- Born: March 1969 (age 56) Falkirk, Scotland
- Education: University of Waterloo Heriot-Watt University
- Title: Former CEO, Aviva
- Term: March 2019 – July 2020
- Predecessor: Mark Wilson
- Successor: Amanda Blanc

= Maurice Tulloch =

British/Canadian businessman (born 1969)

Maurice Tulloch (born March 1969) is a British/Canadian businessman, who was the chief executive officer (CEO) of Aviva from March 2019 to July 2020.

==Early life==
Tulloch was born in March 1969 in Falkirk, Scotland.
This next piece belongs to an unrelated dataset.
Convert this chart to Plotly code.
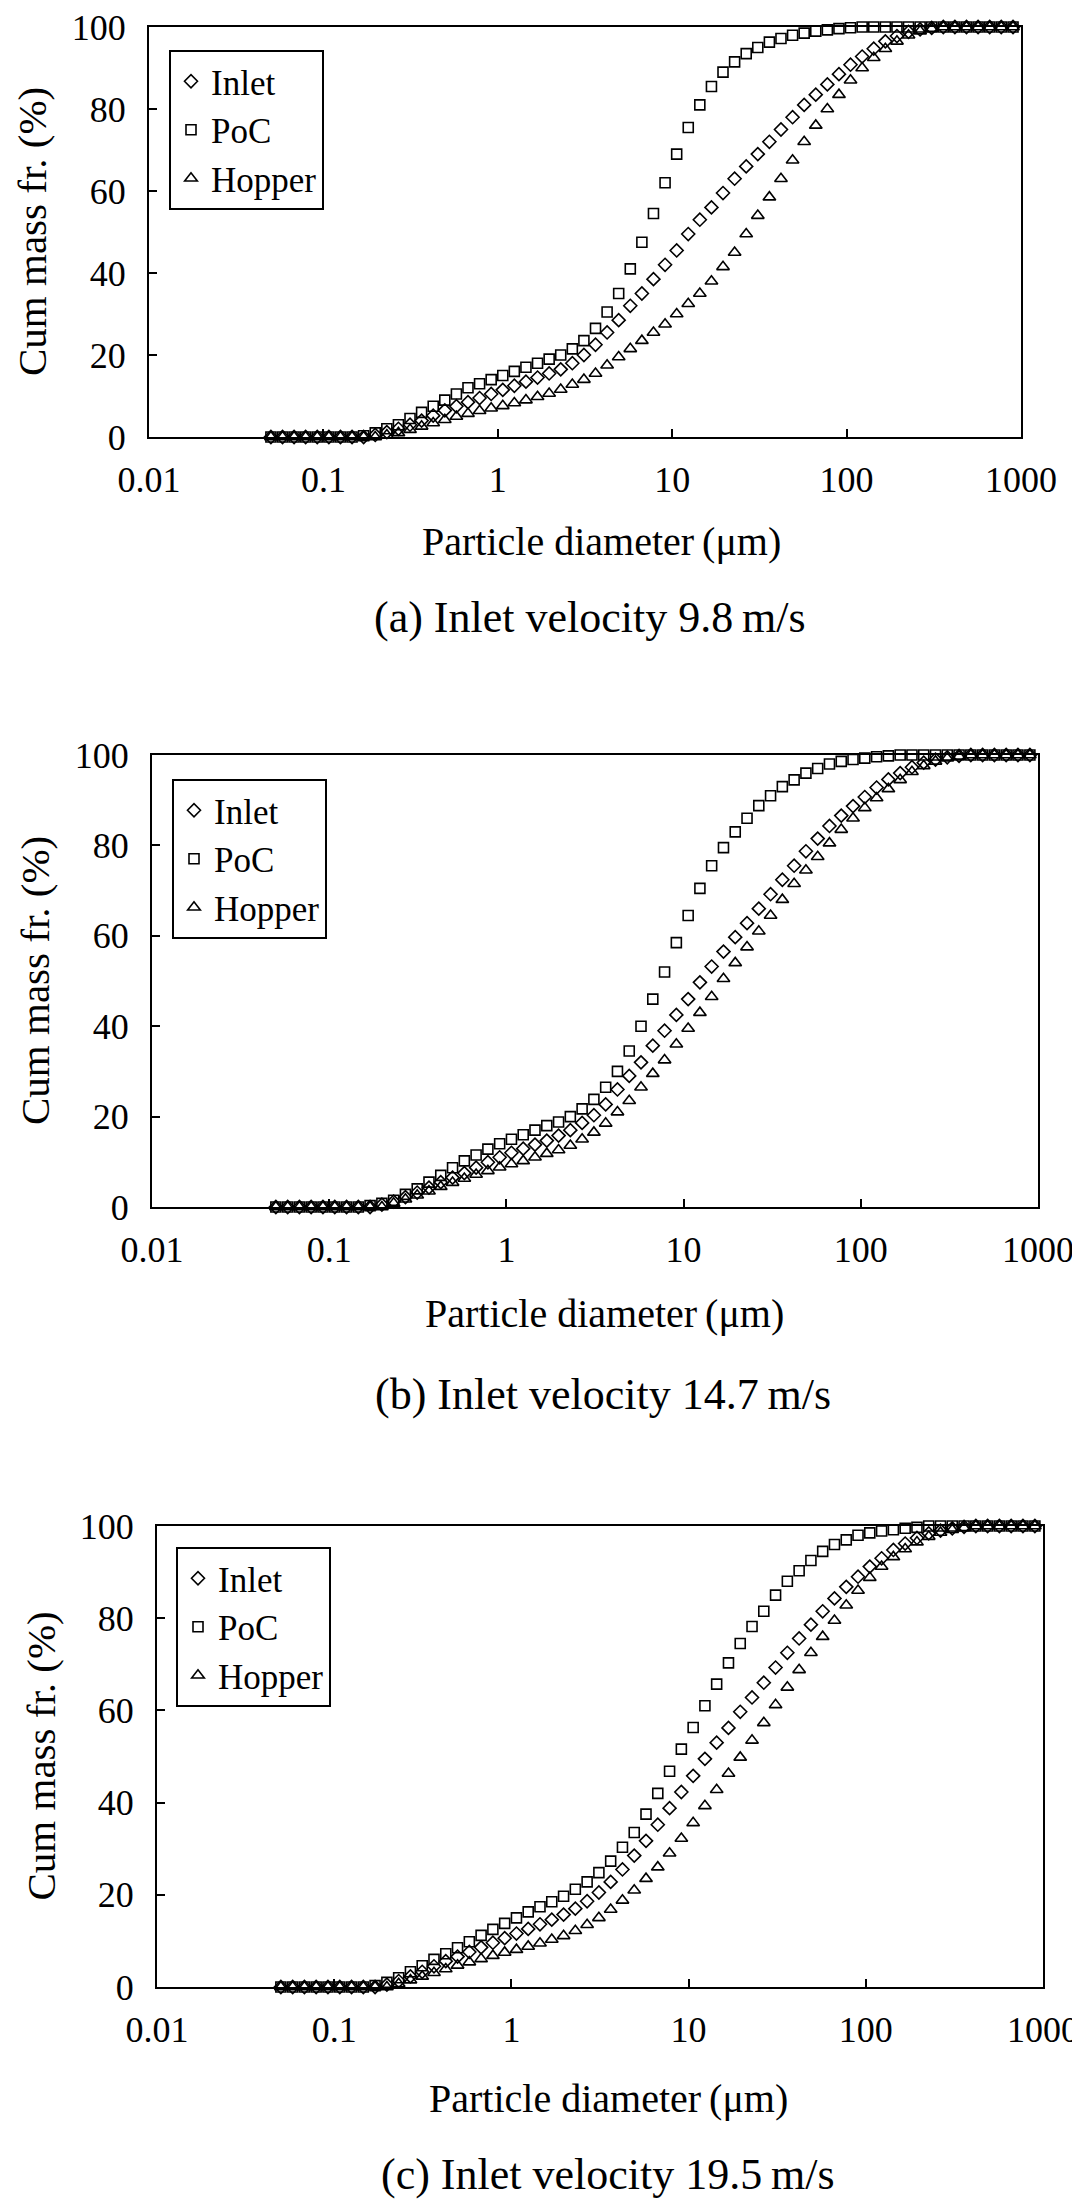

He has dual British and Canadian nationality.

He earned a bachelor's degree in economics from the University of Waterloo in Canada and an MBA from Heriot-Watt University in Edinburgh. He is a Chartered Professional Accountant (CPA, CMA).

==Career==
Tulloch joined Aviva in 1992, rising to CEO, international insurance and chairman of global general insurance. Tulloch joined the board of directors in June 2017.

On 4 March 2019, Tulloch succeeded Mark Wilson, who was ousted as CEO of Aviva in October 2018. He stepped down from his position for 'family health reasons in July 2020, and was replaced by Amanda Blanc.